-------- SOURCE DATA --------

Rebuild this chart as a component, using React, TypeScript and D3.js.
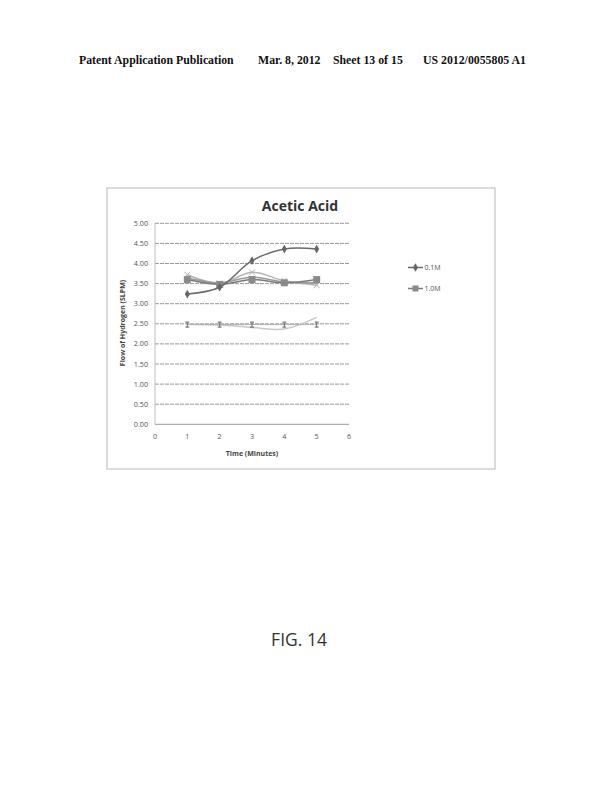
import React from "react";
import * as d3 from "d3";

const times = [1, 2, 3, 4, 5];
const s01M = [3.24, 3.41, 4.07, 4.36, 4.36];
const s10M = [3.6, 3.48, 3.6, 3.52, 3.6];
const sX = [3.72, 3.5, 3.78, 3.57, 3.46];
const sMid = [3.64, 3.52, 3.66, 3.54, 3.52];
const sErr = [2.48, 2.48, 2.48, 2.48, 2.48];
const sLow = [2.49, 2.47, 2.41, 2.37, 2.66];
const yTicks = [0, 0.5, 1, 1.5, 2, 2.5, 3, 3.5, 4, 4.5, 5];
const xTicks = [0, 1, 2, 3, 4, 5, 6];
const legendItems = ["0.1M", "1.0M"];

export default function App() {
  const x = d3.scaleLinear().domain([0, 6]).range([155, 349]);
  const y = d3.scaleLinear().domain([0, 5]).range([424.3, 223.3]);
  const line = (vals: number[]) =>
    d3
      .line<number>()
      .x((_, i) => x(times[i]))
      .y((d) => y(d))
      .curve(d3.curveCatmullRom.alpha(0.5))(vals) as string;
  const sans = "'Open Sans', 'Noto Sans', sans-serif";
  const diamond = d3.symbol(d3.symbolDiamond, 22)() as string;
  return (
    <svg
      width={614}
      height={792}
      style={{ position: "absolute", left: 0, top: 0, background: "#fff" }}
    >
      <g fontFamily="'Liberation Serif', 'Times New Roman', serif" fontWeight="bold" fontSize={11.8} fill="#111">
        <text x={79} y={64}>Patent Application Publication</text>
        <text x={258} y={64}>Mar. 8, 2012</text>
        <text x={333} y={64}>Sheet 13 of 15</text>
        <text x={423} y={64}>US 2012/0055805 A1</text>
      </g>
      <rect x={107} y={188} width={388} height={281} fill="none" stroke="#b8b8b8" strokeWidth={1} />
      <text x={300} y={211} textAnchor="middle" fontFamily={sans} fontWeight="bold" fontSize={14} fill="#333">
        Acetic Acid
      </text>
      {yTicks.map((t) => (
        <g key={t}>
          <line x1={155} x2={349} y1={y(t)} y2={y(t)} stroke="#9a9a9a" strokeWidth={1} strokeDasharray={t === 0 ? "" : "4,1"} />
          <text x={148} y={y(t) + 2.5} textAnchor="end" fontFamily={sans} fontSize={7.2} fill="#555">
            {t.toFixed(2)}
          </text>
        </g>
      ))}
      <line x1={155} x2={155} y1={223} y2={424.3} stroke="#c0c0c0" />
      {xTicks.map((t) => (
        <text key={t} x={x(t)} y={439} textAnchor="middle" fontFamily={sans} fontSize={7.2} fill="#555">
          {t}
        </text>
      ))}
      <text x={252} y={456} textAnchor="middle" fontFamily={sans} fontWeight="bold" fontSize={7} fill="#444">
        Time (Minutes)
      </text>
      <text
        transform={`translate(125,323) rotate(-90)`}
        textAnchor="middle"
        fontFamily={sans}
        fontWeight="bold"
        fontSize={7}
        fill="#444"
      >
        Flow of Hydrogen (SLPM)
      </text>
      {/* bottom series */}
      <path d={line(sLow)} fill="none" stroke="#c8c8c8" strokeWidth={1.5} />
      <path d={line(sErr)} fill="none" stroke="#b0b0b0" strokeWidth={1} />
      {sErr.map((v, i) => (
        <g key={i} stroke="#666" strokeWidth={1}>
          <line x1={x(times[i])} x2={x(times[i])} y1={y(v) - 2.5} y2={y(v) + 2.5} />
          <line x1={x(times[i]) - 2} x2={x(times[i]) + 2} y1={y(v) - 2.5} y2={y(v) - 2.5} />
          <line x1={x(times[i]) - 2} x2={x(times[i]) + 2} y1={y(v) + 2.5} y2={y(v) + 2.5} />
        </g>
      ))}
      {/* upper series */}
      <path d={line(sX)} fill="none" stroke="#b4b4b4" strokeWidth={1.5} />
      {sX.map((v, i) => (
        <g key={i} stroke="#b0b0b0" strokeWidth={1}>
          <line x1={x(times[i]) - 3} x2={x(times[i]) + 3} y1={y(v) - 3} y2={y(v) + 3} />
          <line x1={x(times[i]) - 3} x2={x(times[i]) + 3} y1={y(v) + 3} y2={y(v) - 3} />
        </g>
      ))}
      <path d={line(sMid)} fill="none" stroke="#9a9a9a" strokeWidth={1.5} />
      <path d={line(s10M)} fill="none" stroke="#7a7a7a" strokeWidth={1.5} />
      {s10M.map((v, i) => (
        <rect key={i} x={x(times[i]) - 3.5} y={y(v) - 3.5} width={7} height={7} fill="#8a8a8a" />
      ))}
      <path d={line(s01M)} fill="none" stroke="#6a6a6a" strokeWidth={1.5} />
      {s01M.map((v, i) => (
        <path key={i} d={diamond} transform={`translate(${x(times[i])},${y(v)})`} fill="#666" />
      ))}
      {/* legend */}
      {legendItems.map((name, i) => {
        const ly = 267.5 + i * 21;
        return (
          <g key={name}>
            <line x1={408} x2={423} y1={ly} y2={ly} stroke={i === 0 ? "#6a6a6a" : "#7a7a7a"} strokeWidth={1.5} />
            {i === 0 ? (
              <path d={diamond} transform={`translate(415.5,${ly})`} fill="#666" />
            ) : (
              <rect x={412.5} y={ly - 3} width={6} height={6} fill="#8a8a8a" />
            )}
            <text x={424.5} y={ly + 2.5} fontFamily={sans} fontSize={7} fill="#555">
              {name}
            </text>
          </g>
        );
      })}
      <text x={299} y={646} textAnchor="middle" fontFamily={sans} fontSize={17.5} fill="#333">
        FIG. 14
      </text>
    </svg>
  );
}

--------

TASK INSTRUCTIONS:
Copy out the listing exactly as it stands, but not the pictures.

EXERCISE SOLUTION:
Rebuild this chart as a component, using React, TypeScript and D3.js.
import React from "react";
import * as d3 from "d3";

const times = [1, 2, 3, 4, 5];
const s01M = [3.24, 3.41, 4.07, 4.36, 4.36];
const s10M = [3.6, 3.48, 3.6, 3.52, 3.6];
const sX = [3.72, 3.5, 3.78, 3.57, 3.46];
const sMid = [3.64, 3.52, 3.66, 3.54, 3.52];
const sErr = [2.48, 2.48, 2.48, 2.48, 2.48];
const sLow = [2.49, 2.47, 2.41, 2.37, 2.66];
const yTicks = [0, 0.5, 1, 1.5, 2, 2.5, 3, 3.5, 4, 4.5, 5];
const xTicks = [0, 1, 2, 3, 4, 5, 6];
const legendItems = ["0.1M", "1.0M"];

export default function App() {
  const x = d3.scaleLinear().domain([0, 6]).range([155, 349]);
  const y = d3.scaleLinear().domain([0, 5]).range([424.3, 223.3]);
  const line = (vals: number[]) =>
    d3
      .line<number>()
      .x((_, i) => x(times[i]))
      .y((d) => y(d))
      .curve(d3.curveCatmullRom.alpha(0.5))(vals) as string;
  const sans = "'Open Sans', 'Noto Sans', sans-serif";
  const diamond = d3.symbol(d3.symbolDiamond, 22)() as string;
  return (
    <svg
      width={614}
      height={792}
      style={{ position: "absolute", left: 0, top: 0, background: "#fff" }}
    >
      <g fontFamily="'Liberation Serif', 'Times New Roman', serif" fontWeight="bold" fontSize={11.8} fill="#111">
        <text x={79} y={64}>Patent Application Publication</text>
        <text x={258} y={64}>Mar. 8, 2012</text>
        <text x={333} y={64}>Sheet 13 of 15</text>
        <text x={423} y={64}>US 2012/0055805 A1</text>
      </g>
      <rect x={107} y={188} width={388} height={281} fill="none" stroke="#b8b8b8" strokeWidth={1} />
      <text x={300} y={211} textAnchor="middle" fontFamily={sans} fontWeight="bold" fontSize={14} fill="#333">
        Acetic Acid
      </text>
      {yTicks.map((t) => (
        <g key={t}>
          <line x1={155} x2={349} y1={y(t)} y2={y(t)} stroke="#9a9a9a" strokeWidth={1} strokeDasharray={t === 0 ? "" : "4,1"} />
          <text x={148} y={y(t) + 2.5} textAnchor="end" fontFamily={sans} fontSize={7.2} fill="#555">
            {t.toFixed(2)}
          </text>
        </g>
      ))}
      <line x1={155} x2={155} y1={223} y2={424.3} stroke="#c0c0c0" />
      {xTicks.map((t) => (
        <text key={t} x={x(t)} y={439} textAnchor="middle" fontFamily={sans} fontSize={7.2} fill="#555">
          {t}
        </text>
      ))}
      <text x={252} y={456} textAnchor="middle" fontFamily={sans} fontWeight="bold" fontSize={7} fill="#444">
        Time (Minutes)
      </text>
      <text
        transform={`translate(125,323) rotate(-90)`}
        textAnchor="middle"
        fontFamily={sans}
        fontWeight="bold"
        fontSize={7}
        fill="#444"
      >
        Flow of Hydrogen (SLPM)
      </text>
      {/* bottom series */}
      <path d={line(sLow)} fill="none" stroke="#c8c8c8" strokeWidth={1.5} />
      <path d={line(sErr)} fill="none" stroke="#b0b0b0" strokeWidth={1} />
      {sErr.map((v, i) => (
        <g key={i} stroke="#666" strokeWidth={1}>
          <line x1={x(times[i])} x2={x(times[i])} y1={y(v) - 2.5} y2={y(v) + 2.5} />
          <line x1={x(times[i]) - 2} x2={x(times[i]) + 2} y1={y(v) - 2.5} y2={y(v) - 2.5} />
          <line x1={x(times[i]) - 2} x2={x(times[i]) + 2} y1={y(v) + 2.5} y2={y(v) + 2.5} />
        </g>
      ))}
      {/* upper series */}
      <path d={line(sX)} fill="none" stroke="#b4b4b4" strokeWidth={1.5} />
      {sX.map((v, i) => (
        <g key={i} stroke="#b0b0b0" strokeWidth={1}>
          <line x1={x(times[i]) - 3} x2={x(times[i]) + 3} y1={y(v) - 3} y2={y(v) + 3} />
          <line x1={x(times[i]) - 3} x2={x(times[i]) + 3} y1={y(v) + 3} y2={y(v) - 3} />
        </g>
      ))}
      <path d={line(sMid)} fill="none" stroke="#9a9a9a" strokeWidth={1.5} />
      <path d={line(s10M)} fill="none" stroke="#7a7a7a" strokeWidth={1.5} />
      {s10M.map((v, i) => (
        <rect key={i} x={x(times[i]) - 3.5} y={y(v) - 3.5} width={7} height={7} fill="#8a8a8a" />
      ))}
      <path d={line(s01M)} fill="none" stroke="#6a6a6a" strokeWidth={1.5} />
      {s01M.map((v, i) => (
        <path key={i} d={diamond} transform={`translate(${x(times[i])},${y(v)})`} fill="#666" />
      ))}
      {/* legend */}
      {legendItems.map((name, i) => {
        const ly = 267.5 + i * 21;
        return (
          <g key={name}>
            <line x1={408} x2={423} y1={ly} y2={ly} stroke={i === 0 ? "#6a6a6a" : "#7a7a7a"} strokeWidth={1.5} />
            {i === 0 ? (
              <path d={diamond} transform={`translate(415.5,${ly})`} fill="#666" />
            ) : (
              <rect x={412.5} y={ly - 3} width={6} height={6} fill="#8a8a8a" />
            )}
            <text x={424.5} y={ly + 2.5} fontFamily={sans} fontSize={7} fill="#555">
              {name}
            </text>
          </g>
        );
      })}
      <text x={299} y={646} textAnchor="middle" fontFamily={sans} fontSize={17.5} fill="#333">
        FIG. 14
      </text>
    </svg>
  );
}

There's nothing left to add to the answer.